Submitted by matthew yeomans on October 22, 2008 – 10:59 amNo Comment

The rumours flitting about yesterday were confirmed when Nielsen Business Media confirmed via a story in Adweek and a statement to PRNewser
that it would be ‘reorganizing’ its staff complement; consolidating the
staffs of Adweek, Brandweek, and Mediaweek while leaving them all as
separate brands, resulting in 19 layoffs.

Cue Gawker’s pithy analysis of the "corporate doublespeak" used to break the news. Hamilton Nolan
takes no uncertain delight in cutting through the bland and hedged
statement to lay bare the heart of the issue, viz: "We don’t need so
many writers." Not unlike the situation in Wales last year when Trinity Mirror sacked 17 editorial staff as part of a brand consolidation.

In a publishing climate where sector-specific blogs are eating away
at the traditional role of the trade press, this comes as further
confirmation that, as Nolan points out, trade mags are in no way safer
than their consumer-oriented peers.

Blogger announces the death of blogs, sits back to enjoy the traffic

Hardly any industry watchers failed to recognise the flamebait in Valleywag’s Paul Boutin print article in Wired which suggested that blogs are entirely passe and it’s time to move on to the next shiny thing.

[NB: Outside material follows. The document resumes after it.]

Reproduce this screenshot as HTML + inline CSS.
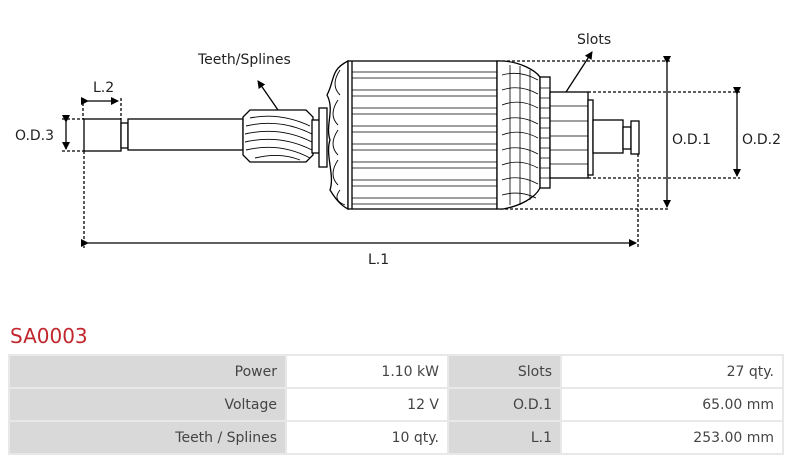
<!DOCTYPE html>
<html><head><meta charset="utf-8"><style>
body{margin:0;width:797px;height:458px;background:#fff;font-family:"DejaVu Sans","Liberation Sans",sans-serif;overflow:hidden;position:relative}
svg{position:absolute;left:0;top:0}
.t{font-family:"DejaVu Sans","Liberation Sans",sans-serif;font-size:14px;fill:#222}
#title{position:absolute;left:10px;top:324px;font-size:20px;color:#c0272d}
table{position:absolute;left:8px;top:354px;border-collapse:separate;border-spacing:2px;background:#e8e8e8;font-size:14px;color:#444}
td{height:31px;text-align:right;padding:0 8px;background:#fff}
td.g{background:#d9d9d9}
</style></head><body>
<svg width="797" height="320" viewBox="0 0 797 320">
<defs><marker id="a" markerWidth="8" markerHeight="8" refX="7" refY="4" orient="auto" markerUnits="userSpaceOnUse"><path d="M0,0 L8,4 L0,8 z" fill="#000"/></marker></defs>
<g stroke="#000" stroke-width="1.3" fill="#fff">
<g stroke-dasharray="3,2" fill="none">
<path d="M83,98 V119 M121,98 V119 M62,119 H84 M62,151 H84 M84,151 V248 M497,61 H670 M588,92 H740 M588,178 H740 M500,209 H670 M638,154 V248"/>
</g>
<line x1="88" y1="101" x2="118" y2="101" marker-end="url(#a)" marker-start="url(#a)"/>
<line x1="66" y1="122" x2="66" y2="149" marker-end="url(#a)" marker-start="url(#a)"/>
<line x1="88" y1="243" x2="636" y2="243" marker-end="url(#a)" marker-start="url(#a)"/>
<line x1="667" y1="63" x2="667" y2="207" marker-end="url(#a)" marker-start="url(#a)"/>
<line x1="737" y1="94" x2="737" y2="176" marker-end="url(#a)" marker-start="url(#a)"/>
<line x1="278" y1="110" x2="258" y2="81" marker-end="url(#a)"/>
<line x1="566" y1="92" x2="592" y2="52" marker-end="url(#a)"/>
<rect x="84" y="119" width="37" height="32"/>
<rect x="121" y="123" width="7" height="25"/>
<rect x="128" y="119" width="115" height="31"/>
<path d="M250,110 H306 L313,117 V155 L306,162 H250 L243,155 V117 Z"/>
<g fill="none" stroke-width="0.9"><path d="M250,118 Q280,112 310,126 M246,126 Q280,118 312,134 M245,134 Q280,126 312,142 M245,142 Q280,134 312,150 M246,150 Q280,142 310,158 M255,158 Q280,152 300,160"/></g>
<rect x="312" y="120" width="8" height="33"/>
<rect x="319" y="108" width="8" height="59"/>
<path d="M348,61 C330,70 335,80 327,95 C335,110 325,125 330,140 C325,155 335,175 330,190 C335,198 340,205 348,209 Z"/>
<g fill="none" stroke-width="0.9"><path d="M340,70 Q330,85 340,95 M338,100 Q328,115 338,125 M338,130 Q328,145 338,155 M338,160 Q328,175 338,185 M340,190 Q332,200 345,205"/></g>
<rect x="348" y="61" width="149" height="148"/>
<g stroke-width="0.8"><path d="M352,72 H497 M352,78 H497 M352,90 H497 M352,96 H497 M352,108 H497 M352,114 H497 M352,126 H497 M352,132 H497 M352,144 H497 M352,150 H497 M352,162 H497 M352,168 H497 M352,180 H497 M352,186 H497 M352,198 H497 M352,204 H497"/></g>
<line x1="352" y1="61" x2="352" y2="209"/>
<path d="M497,61 H503 C520,62 535,70 540,77 V188 C535,198 520,206 503,209 H497 Z"/>
<g fill="none" stroke-width="0.8"><path d="M502,75 Q520,70 538,80 M502,90 Q520,84 538,94 M502,105 Q520,98 538,108 M502,120 Q520,114 538,124 M502,135 Q520,128 538,138 M502,150 Q520,144 538,154 M502,165 Q520,158 538,168 M502,180 Q520,174 538,184 M502,195 Q520,190 536,198 M510,65 V205 M520,66 V205 M530,70 V200"/></g>
<rect x="540" y="77" width="10" height="111"/>
<g stroke-width="0.7"><path d="M540,88 H550 M540,98 H550 M540,108 H550 M540,118 H550 M540,128 H550 M540,138 H550 M540,148 H550 M540,158 H550 M540,168 H550 M540,178 H550"/></g>
<rect x="550" y="92" width="38" height="86"/>
<g stroke-width="0.7"><path d="M550,106 H588 M550,121 H588 M550,136 H588 M550,150 H588 M550,164 H588"/></g>
<rect x="588" y="100" width="5" height="75"/>
<rect x="593" y="120" width="30" height="33"/>
<rect x="623" y="127" width="8" height="22"/>
<rect x="631" y="121" width="8" height="33"/>
</g>
<text class="t" x="198" y="64">Teeth/Splines</text>
<text class="t" x="577" y="44">Slots</text>
<text class="t" x="93" y="92">L.2</text>
<text class="t" x="15" y="140">O.D.3</text>
<text class="t" x="672" y="144">O.D.1</text>
<text class="t" x="742" y="144">O.D.2</text>
<text class="t" x="368" y="264">L.1</text>
</svg>
<div id="title">SA0003</div>
<table>
<tr><td class="g" style="width:259px">Power</td><td style="width:144px">1.10 kW</td><td class="g" style="width:95px">Slots</td><td style="width:204px">27 qty.</td></tr>
<tr><td class="g">Voltage</td><td>12 V</td><td class="g">O.D.1</td><td>65.00 mm</td></tr>
<tr><td class="g">Teeth / Splines</td><td>10 qty.</td><td class="g">L.1</td><td>253.00 mm</td></tr>
</table>
</body></html>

Jack Schofield wonders if Boutin has a point:
"Basically he’s saying that lone bloggers can’t compete with what are
now professional online magazines (The Huffington Post. Engadget.
TreeHugger), so all you’ll get for your trouble is the attention of
‘the Net’s lowest form of life: The insult commenter’. By moving to
Facebook and/or Twitter, however, you might reach more friends and
fewer frigtards…. True?"

In his personal blog, Seamus McAuley (strategic analyst at Associated Northcliffe Digital by day) draws upon his dignity to add some context and perspective: "I’m not linking to the thing. It’s just flamebait, and if you want to
read it you can see it hanging around on Techmeme gathering the storm
of abuse it was clearly intended to generate. It is trivial to take a
situation defined by asymmetric competition and redefine it as a
straightforward dichotomy (sure, blogs compete with Twitter for time
and attention but so does Everquest, The Godfather Trilogy, the books
review section of the New York Times, fishing, building model
aeroplanes and popping out for a quick pint) just so you can goad the
most opinionated people in the world into linking back to you by saying
their medium is dead."

Twine organizes all your shit so you don’t have to

In what is certainly my favourite explanatory video of the year, semantic web company Twine‘s marketing department cuts the bull and tells it like it is.
No doublespeak or flamebait here, just all you need to hit at the heart
of every information junkie on the planet. Though it’s meant as a joke,
Erick Schonfeld
is probably on the money when he says it’s the best explanation he’s
heard yet of what Twine does. Oh, and FYI, the vid is NSFW.